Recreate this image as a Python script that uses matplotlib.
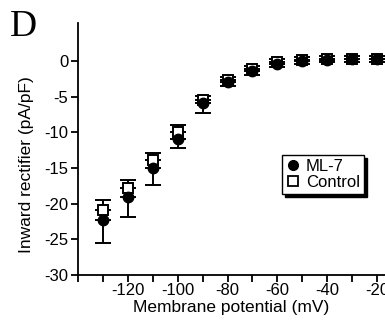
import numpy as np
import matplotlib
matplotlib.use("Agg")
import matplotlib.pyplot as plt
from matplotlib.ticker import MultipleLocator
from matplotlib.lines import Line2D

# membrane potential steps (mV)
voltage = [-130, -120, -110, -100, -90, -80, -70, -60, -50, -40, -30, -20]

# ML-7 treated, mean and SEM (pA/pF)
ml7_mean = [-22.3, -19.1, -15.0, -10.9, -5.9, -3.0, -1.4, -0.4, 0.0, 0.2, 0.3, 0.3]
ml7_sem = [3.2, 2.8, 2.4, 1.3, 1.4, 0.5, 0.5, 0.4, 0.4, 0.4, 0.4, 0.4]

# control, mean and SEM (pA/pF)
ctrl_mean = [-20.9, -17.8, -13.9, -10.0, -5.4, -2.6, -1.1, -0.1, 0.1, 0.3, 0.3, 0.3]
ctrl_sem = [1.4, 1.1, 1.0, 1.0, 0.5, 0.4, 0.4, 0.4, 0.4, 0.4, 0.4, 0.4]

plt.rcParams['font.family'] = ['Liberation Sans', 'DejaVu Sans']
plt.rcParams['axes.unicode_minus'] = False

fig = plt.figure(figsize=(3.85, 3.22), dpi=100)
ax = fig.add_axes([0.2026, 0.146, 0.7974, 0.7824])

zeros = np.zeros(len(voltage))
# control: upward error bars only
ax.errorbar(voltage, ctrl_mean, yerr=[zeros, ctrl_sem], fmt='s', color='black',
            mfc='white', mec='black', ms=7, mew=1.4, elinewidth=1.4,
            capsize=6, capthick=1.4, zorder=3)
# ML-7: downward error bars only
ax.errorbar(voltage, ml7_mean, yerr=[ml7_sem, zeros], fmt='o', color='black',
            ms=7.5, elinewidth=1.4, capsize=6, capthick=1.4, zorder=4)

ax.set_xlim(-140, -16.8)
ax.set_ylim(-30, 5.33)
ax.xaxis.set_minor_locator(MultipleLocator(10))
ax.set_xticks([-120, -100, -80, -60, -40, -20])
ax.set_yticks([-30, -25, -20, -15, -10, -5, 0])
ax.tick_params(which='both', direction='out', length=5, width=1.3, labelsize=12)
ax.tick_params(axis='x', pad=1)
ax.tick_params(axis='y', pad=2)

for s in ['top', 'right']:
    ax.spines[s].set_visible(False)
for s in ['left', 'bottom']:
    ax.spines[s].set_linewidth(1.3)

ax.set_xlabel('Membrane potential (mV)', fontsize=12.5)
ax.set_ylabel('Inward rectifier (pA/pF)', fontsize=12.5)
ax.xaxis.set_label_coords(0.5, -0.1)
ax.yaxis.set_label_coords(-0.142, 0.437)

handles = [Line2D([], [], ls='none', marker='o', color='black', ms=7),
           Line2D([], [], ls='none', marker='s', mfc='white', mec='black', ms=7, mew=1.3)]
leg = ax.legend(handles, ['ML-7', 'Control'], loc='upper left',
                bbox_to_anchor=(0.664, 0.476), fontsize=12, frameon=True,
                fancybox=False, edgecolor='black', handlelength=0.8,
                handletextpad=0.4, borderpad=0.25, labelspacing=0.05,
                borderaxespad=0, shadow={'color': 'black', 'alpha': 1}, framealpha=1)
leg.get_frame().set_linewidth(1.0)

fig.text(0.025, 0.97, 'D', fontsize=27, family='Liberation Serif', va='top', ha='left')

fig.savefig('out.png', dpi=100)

***

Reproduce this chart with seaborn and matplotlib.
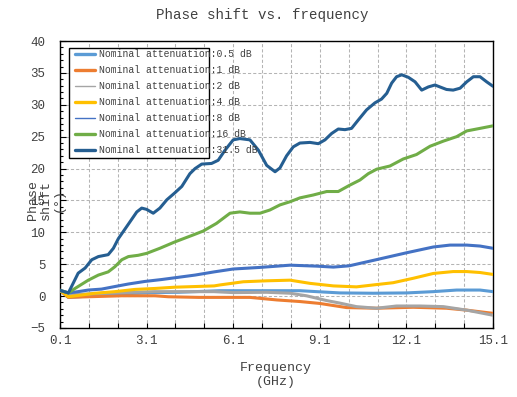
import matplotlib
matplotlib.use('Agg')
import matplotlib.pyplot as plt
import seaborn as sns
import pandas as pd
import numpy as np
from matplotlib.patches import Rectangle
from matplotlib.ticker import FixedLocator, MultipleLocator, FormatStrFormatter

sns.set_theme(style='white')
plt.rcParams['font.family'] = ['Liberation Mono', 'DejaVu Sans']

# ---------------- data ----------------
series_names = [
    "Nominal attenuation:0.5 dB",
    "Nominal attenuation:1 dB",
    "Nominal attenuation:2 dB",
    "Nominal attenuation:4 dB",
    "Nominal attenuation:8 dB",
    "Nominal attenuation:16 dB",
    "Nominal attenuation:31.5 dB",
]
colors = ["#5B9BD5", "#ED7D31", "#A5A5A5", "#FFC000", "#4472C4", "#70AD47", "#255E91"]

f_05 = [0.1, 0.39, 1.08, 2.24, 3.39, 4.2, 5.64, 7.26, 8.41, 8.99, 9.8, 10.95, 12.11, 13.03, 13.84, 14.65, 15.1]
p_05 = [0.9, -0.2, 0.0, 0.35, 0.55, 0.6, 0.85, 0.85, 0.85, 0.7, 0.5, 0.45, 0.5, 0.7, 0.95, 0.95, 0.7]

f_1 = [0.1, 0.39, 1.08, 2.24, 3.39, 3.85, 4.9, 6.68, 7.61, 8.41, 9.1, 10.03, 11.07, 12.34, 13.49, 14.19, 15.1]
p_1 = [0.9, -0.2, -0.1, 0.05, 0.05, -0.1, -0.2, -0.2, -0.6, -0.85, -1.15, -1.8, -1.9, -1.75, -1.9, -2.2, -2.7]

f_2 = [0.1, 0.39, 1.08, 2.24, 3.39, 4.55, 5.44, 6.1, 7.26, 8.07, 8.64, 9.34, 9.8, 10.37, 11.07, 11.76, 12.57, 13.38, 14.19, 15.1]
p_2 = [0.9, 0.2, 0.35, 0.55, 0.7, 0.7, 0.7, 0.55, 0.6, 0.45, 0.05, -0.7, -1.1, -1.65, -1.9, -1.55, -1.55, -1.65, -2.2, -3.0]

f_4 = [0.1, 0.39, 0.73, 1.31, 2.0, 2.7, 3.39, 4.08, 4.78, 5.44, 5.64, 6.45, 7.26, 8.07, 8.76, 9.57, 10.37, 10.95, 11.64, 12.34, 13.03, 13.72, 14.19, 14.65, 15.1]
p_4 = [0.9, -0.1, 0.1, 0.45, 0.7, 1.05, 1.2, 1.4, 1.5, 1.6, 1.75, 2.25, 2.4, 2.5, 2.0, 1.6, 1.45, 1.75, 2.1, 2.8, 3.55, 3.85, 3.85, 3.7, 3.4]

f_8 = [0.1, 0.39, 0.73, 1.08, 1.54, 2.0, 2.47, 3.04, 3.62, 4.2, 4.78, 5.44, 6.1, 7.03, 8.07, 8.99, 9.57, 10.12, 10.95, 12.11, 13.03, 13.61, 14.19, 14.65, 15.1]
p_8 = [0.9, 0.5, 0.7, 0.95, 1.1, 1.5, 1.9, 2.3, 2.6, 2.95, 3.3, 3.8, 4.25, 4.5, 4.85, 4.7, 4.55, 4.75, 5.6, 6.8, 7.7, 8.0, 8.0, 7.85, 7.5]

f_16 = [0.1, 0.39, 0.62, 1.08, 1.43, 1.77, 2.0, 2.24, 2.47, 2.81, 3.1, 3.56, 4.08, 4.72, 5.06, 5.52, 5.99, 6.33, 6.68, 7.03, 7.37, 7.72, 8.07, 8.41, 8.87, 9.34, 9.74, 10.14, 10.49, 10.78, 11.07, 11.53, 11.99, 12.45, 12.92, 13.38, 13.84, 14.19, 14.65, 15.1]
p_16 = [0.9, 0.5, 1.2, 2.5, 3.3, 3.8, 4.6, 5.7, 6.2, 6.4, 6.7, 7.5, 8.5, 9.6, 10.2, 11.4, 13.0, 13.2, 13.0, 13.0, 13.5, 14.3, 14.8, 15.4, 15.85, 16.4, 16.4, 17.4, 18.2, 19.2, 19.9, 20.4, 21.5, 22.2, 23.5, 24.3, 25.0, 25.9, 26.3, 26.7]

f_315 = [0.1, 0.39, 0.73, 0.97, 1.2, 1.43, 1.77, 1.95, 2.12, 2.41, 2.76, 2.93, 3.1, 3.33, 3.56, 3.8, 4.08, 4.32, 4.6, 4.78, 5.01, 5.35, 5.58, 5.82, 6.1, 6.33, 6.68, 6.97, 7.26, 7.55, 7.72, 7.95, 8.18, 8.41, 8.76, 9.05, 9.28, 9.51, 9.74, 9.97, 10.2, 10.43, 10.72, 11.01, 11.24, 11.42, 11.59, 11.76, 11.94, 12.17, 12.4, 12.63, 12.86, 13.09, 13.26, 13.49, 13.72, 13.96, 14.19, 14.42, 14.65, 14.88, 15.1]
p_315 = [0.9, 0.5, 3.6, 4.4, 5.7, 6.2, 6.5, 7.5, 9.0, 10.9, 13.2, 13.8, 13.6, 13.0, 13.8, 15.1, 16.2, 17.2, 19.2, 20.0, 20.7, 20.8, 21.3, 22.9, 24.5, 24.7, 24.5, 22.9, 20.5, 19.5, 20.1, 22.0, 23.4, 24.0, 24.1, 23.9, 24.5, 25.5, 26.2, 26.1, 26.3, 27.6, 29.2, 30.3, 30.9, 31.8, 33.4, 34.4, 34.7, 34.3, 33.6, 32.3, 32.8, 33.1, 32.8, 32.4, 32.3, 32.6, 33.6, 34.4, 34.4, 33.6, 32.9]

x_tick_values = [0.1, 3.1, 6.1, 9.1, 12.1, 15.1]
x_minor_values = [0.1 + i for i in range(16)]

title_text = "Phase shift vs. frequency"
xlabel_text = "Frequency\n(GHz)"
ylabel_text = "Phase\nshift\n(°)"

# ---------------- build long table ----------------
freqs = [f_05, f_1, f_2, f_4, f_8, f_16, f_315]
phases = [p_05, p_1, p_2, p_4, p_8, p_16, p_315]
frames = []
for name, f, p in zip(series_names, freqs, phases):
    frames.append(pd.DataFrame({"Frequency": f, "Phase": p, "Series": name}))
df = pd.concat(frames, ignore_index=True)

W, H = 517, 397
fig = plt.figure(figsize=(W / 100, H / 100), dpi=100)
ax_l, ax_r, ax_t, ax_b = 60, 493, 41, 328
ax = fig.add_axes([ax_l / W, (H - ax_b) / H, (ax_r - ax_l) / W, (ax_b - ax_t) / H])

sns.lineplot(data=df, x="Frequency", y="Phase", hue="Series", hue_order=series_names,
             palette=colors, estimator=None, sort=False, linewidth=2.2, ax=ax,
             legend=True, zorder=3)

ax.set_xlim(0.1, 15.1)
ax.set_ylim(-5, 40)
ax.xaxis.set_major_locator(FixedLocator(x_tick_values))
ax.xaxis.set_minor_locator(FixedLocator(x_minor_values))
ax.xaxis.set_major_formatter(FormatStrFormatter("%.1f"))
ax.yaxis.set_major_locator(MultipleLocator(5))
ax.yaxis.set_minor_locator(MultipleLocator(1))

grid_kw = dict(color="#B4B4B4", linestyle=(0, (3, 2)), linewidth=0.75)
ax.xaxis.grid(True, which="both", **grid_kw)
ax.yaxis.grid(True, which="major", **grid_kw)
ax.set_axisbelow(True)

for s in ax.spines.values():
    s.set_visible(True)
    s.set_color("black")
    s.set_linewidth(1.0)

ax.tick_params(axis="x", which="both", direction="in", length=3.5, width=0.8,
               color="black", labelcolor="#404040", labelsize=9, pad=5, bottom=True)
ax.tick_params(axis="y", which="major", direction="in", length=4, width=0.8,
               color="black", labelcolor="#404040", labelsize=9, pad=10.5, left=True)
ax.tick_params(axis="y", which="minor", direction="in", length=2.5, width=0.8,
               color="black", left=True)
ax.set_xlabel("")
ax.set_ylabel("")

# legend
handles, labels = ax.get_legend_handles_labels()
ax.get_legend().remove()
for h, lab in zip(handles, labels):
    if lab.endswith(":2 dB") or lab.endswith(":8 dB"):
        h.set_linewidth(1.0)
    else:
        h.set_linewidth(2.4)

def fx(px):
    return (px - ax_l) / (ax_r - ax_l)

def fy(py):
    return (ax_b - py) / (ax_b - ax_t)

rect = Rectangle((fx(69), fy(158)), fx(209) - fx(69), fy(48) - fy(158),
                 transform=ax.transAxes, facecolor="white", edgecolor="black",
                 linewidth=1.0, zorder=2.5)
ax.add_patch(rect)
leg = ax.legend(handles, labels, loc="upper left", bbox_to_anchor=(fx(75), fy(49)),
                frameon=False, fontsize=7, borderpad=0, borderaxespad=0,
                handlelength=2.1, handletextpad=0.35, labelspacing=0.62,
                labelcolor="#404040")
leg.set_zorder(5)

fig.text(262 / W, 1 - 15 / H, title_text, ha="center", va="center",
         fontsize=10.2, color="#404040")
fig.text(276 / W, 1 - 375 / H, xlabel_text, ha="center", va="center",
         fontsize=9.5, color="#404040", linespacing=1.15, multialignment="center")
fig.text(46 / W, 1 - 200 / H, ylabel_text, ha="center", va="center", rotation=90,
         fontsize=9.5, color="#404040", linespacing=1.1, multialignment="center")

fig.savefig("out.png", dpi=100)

***

_Challenge:_
Make an exact copy of the lines from the one that contains "Reproduce this chart" through the one that contains "-1.9, -2.2, -2.7]", both included, and no other lines. Pictures are skipped.

_Solution to the exercise:_
Reproduce this chart with seaborn and matplotlib.
import matplotlib
matplotlib.use('Agg')
import matplotlib.pyplot as plt
import seaborn as sns
import pandas as pd
import numpy as np
from matplotlib.patches import Rectangle
from matplotlib.ticker import FixedLocator, MultipleLocator, FormatStrFormatter

sns.set_theme(style='white')
plt.rcParams['font.family'] = ['Liberation Mono', 'DejaVu Sans']

# ---------------- data ----------------
series_names = [
    "Nominal attenuation:0.5 dB",
    "Nominal attenuation:1 dB",
    "Nominal attenuation:2 dB",
    "Nominal attenuation:4 dB",
    "Nominal attenuation:8 dB",
    "Nominal attenuation:16 dB",
    "Nominal attenuation:31.5 dB",
]
colors = ["#5B9BD5", "#ED7D31", "#A5A5A5", "#FFC000", "#4472C4", "#70AD47", "#255E91"]

f_05 = [0.1, 0.39, 1.08, 2.24, 3.39, 4.2, 5.64, 7.26, 8.41, 8.99, 9.8, 10.95, 12.11, 13.03, 13.84, 14.65, 15.1]
p_05 = [0.9, -0.2, 0.0, 0.35, 0.55, 0.6, 0.85, 0.85, 0.85, 0.7, 0.5, 0.45, 0.5, 0.7, 0.95, 0.95, 0.7]

f_1 = [0.1, 0.39, 1.08, 2.24, 3.39, 3.85, 4.9, 6.68, 7.61, 8.41, 9.1, 10.03, 11.07, 12.34, 13.49, 14.19, 15.1]
p_1 = [0.9, -0.2, -0.1, 0.05, 0.05, -0.1, -0.2, -0.2, -0.6, -0.85, -1.15, -1.8, -1.9, -1.75, -1.9, -2.2, -2.7]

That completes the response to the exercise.